What are the Bruins planning? Impossible to say. But at the moment, it certainly feels as if the Bruins are standing on 17 and hoping the house busts.

Last season, while rumbling to 54 wins and the best record in the league, the Bruins took a measured approach at the trading deadline. They paid the consequences. Teams like the Los Angeles Kings and New York Rangers brought in people like Marian Gaborik (a league-leading 14 postseason goals) and Martin St. Louis, then met in the Stanley Cup finals. The Bruins opted for Andrej Mezsaros, who appeared in four postseason games, then failed to get out of their division.

The obvious lesson: you get what you pay for. And you deserve what you get.

In and of itself, the loss of Iginla is not a backbreaker. But the failure to replace him (or make any substantive changes to the roster at all) sends a bad message, to fans and players both. In the case of the latter, the Bruins certainly seem to be suggesting that an underachievement is acceptable, even rewarded. (David Krejci has a shiny new seven-year contract.) In the case of the former, ticket prices keep going up.

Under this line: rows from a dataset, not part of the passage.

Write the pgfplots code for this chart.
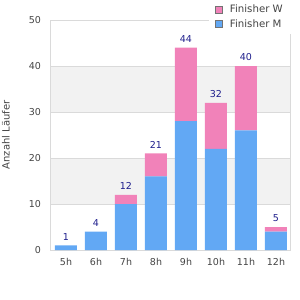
\documentclass[border=0pt]{standalone}
\usepackage{pgfplots}
\pgfplotsset{compat=1.18}
\usepackage{fontspec}
\setmainfont{DejaVu Sans}
\definecolor{barM}{RGB}{98,168,244}
\definecolor{barW}{RGB}{241,130,185}
\definecolor{band}{RGB}{242,242,242}
\definecolor{gridc}{RGB}{218,218,218}
\definecolor{ticktext}{RGB}{68,68,68}
\definecolor{lbl}{RGB}{30,30,140}
\pgfplotsset{common/.style={
  at={(0,0)}, anchor=south west,
  scale only axis, width=240pt, height=230pt,
  xmin=-0.5, xmax=7.5, ymin=0, ymax=50,
  bar width=22pt,
  /pgf/number format/assume math mode=true,
}}
\begin{document}
\begin{tikzpicture}
% background: bands, grid and total labels
\begin{axis}[common, ybar,
  hide axis,
]
\fill[band] (axis cs:-0.5,10) rectangle (axis cs:7.5,20);
\fill[band] (axis cs:-0.5,30) rectangle (axis cs:7.5,40);
\draw[gridc, line width=0.8pt] (axis cs:-0.5,10) -- (axis cs:7.5,10);
\draw[gridc, line width=0.8pt] (axis cs:-0.5,20) -- (axis cs:7.5,20);
\draw[gridc, line width=0.8pt] (axis cs:-0.5,30) -- (axis cs:7.5,30);
\draw[gridc, line width=0.8pt] (axis cs:-0.5,40) -- (axis cs:7.5,40);
\addplot[draw=none, fill=none, nodes near coords,
  every node near coord/.append style={font=\fontsize{9.5}{11}\selectfont, text=lbl, anchor=south, inner sep=0pt, yshift=5pt}]
  coordinates {(0,1) (1,4) (2,12) (3,21) (4,44) (5,32) (6,40) (7,5)};
\end{axis}
% foreground: stacked bars, axes, legend
\begin{axis}[common,
  ybar stacked,
  xtick={0,...,7}, xticklabels={5h,6h,7h,8h,9h,10h,11h,12h},
  ytick={0,10,20,30,40,50},
  axis line style={gridc, line width=1pt},
  major tick length=0pt,
  tick label style={font=\fontsize{9.5}{11}\selectfont, text=ticktext},
  yticklabel style={xshift=-6.5pt},
  xticklabel style={yshift=-5pt},
  ylabel={Anzahl Läufer},
  every axis y label/.style={at={(axis description cs:0,0.5)}, xshift=-45pt, rotate=90, anchor=center, font=\fontsize{10}{12}\selectfont, text=ticktext},
  reverse legend,
  legend cell align=left,
  legend style={at={(1,1.087)}, anchor=north east, draw=none, fill=white,
    font=\fontsize{10.2}{12}\selectfont, text=ticktext, inner xsep=6pt, inner ysep=3pt, row sep=1pt,
    /tikz/every odd column/.append style={column sep=5pt}},
]
\addplot[fill=barM, draw=none,
  legend image code/.code={\draw[fill=barM,draw=gray!90!black,line width=0.7pt] (0pt,-3.5pt) rectangle (7pt,3.5pt);}]
  coordinates {(0,1) (1,4) (2,10) (3,16) (4,28) (5,22) (6,26) (7,4)};
\addlegendentry{Finisher M}
\addplot[fill=barW, draw=none,
  legend image code/.code={\draw[fill=barW,draw=gray!90!black,line width=0.7pt] (0pt,-3.5pt) rectangle (7pt,3.5pt);}]
  coordinates {(0,0) (1,0) (2,2) (3,5) (4,16) (5,10) (6,14) (7,1)};
\addlegendentry{Finisher W}
\end{axis}
\pgfresetboundingbox
\path (-51pt,-50pt) rectangle (249pt,250pt);
\end{tikzpicture}
\end{document}
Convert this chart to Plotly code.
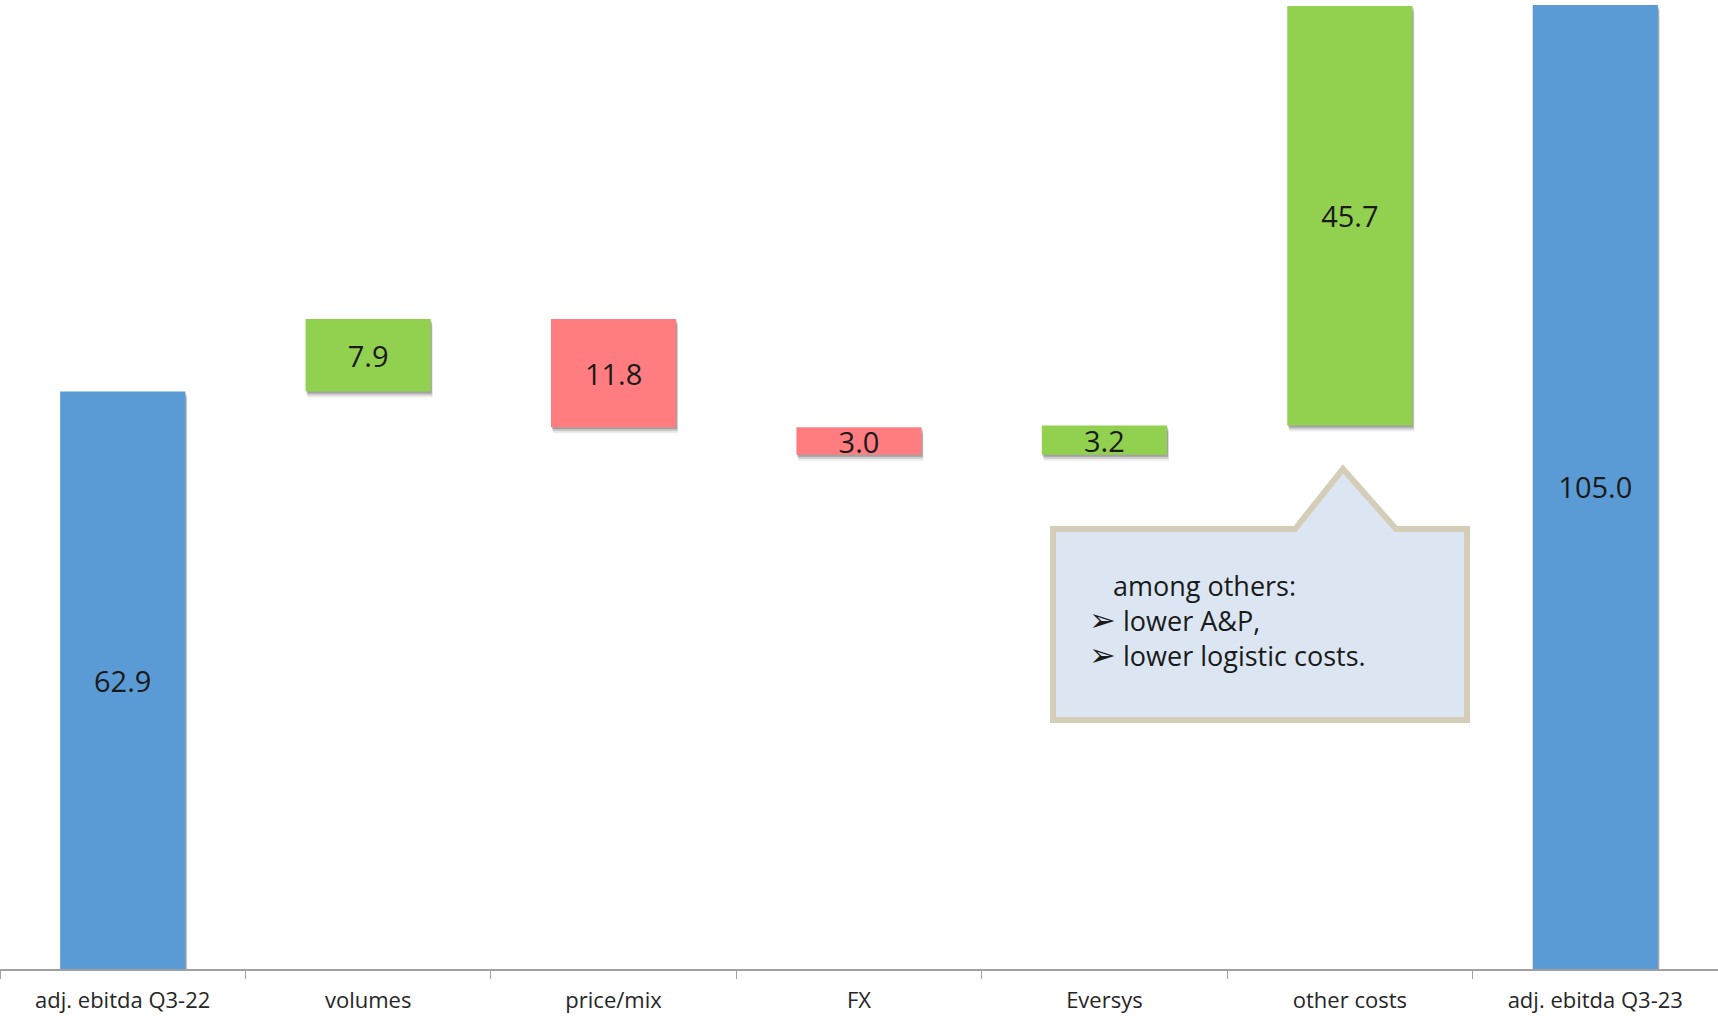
import plotly.graph_objects as go

categories = ["adj. ebitda Q3-22", "volumes", "price/mix", "FX", "Eversys", "other costs", "adj. ebitda Q3-23"]
measures = ["absolute", "relative", "relative", "relative", "relative", "relative", "absolute"]
values = [62.9, 7.9, -11.8, -3.0, 3.2, 45.7, 105.0]
labels = ["62.9", "7.9", "11.8", "3.0", "3.2", "45.7", "105.0"]
note_lines = ["among others:", "lower A&P,", "lower logistic costs."]

BLUE = "#5B9BD5"
GREEN = "#92D050"
RED = "#FF7C80"
FONT = "Open Sans"

W, H = 1718, 1016
M_B = 47
PLOT_H = H - M_B
Y_MAX = 105.54
px_per_unit = PLOT_H / Y_MAX
bar_w = 0.51

fig = go.Figure()

# soft shadows (layers)
for dy_px, dx_px, alpha in [(6, 2, 0.07), (4, 1.5, 0.14), (2, 1, 0.2)]:
    fig.add_trace(go.Waterfall(
        x=categories, y=values, measure=measures,
        base=-dy_px / px_per_unit,
        width=[bar_w] * len(values),
        offset=[-bar_w / 2 + dx_px / 245.4] * len(values),
        increasing=dict(marker=dict(color=f"rgba(0,0,0,{alpha})")),
        decreasing=dict(marker=dict(color=f"rgba(0,0,0,{alpha})")),
        totals=dict(marker=dict(color=f"rgba(0,0,0,{alpha})")),
        connector=dict(visible=False), hoverinfo="skip", showlegend=False,
    ))

fig.add_trace(go.Waterfall(
    x=categories, y=values, measure=measures,
    width=[bar_w] * len(values),
    offset=[-bar_w / 2] * len(values),
    text=labels, texttemplate="%{text}", textposition="inside",
    insidetextanchor="middle",
    textfont=dict(family=FONT, size=29, color="#1a1a1a"),
    increasing=dict(marker=dict(color=GREEN)),
    decreasing=dict(marker=dict(color=RED)),
    totals=dict(marker=dict(color=BLUE)),
    connector=dict(visible=False), hoverinfo="skip", showlegend=False,
))

# callout box (paper coordinates from pixel geometry)
def px(x):
    return x / W

def py(y):
    return 1 - y / PLOT_H

bx0, bx1, by0, by1 = 1053, 1467, 529, 720
tx0, tx1, tax, tay = 1295, 1396, 1343, 469
path = (f"M {px(bx0)},{py(by0)} L {px(tx0)},{py(by0)} L {px(tax)},{py(tay)} "
        f"L {px(tx1)},{py(by0)} L {px(bx1)},{py(by0)} L {px(bx1)},{py(by1)} "
        f"L {px(bx0)},{py(by1)} Z")
fig.add_shape(type="path", path=path, xref="paper", yref="paper",
              fillcolor="#DCE6F2", line=dict(color="#D4CDB8", width=6), layer="above")

fig.add_annotation(text=note_lines[0], xref="paper", yref="paper", x=px(1111), y=py(585),
                   xanchor="left", yanchor="middle", showarrow=False,
                   font=dict(family=FONT, size=27, color="#1a1a1a"))
for txt, y0 in zip(note_lines[1:], [620, 655]):
    fig.add_annotation(text="\u27a2", xref="paper", yref="paper", x=px(1087), y=py(y0),
                       xanchor="left", yanchor="middle", showarrow=False,
                       font=dict(family="DejaVu Sans", size=32, color="#1a1a1a"))
    fig.add_annotation(text=txt, xref="paper", yref="paper", x=px(1121), y=py(y0),
                       xanchor="left", yanchor="middle", showarrow=False,
                       font=dict(family=FONT, size=27, color="#1a1a1a"))

fig.update_layout(
    width=W, height=H,
    margin=dict(l=0, r=0, t=0, b=M_B, autoexpand=False),
    plot_bgcolor="white", paper_bgcolor="white",
    waterfallmode="overlay",
    uniformtext=dict(minsize=29, mode="show"),
    xaxis=dict(type="category", categoryorder="array", categoryarray=categories,
               range=[-0.5, len(categories) - 0.5],
               showline=True, linecolor="#A0A0A0", linewidth=1.5,
               ticks="outside", tickson="boundaries", ticklen=8, tickcolor="#A0A0A0",
               ticklabelstandoff=11,
               tickfont=dict(family=FONT, size=22, color="#262626"),
               showgrid=False, zeroline=False, automargin=False),
    yaxis=dict(range=[0, Y_MAX], visible=False, showgrid=False, zeroline=False),
)

fig.write_html("out.html", config={"displayModeBar": False},
               post_script="document.body.style.margin='0px';")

Are the Bruins locked into their current roster for the season? Of course not. Changes always can be made. In the wake of last season’s failures at the trading deadline, maybe the Bruins have decided they will act later rather than sooner. Maybe they are willing to sacrifice some success in the early part of the season for more success in the later part of the year. Shoukld that be the case, almost nobody would complain.

But at the moment, it certainly feels as if the Bruins are biding their time.

Could this be the dreaded bridge year?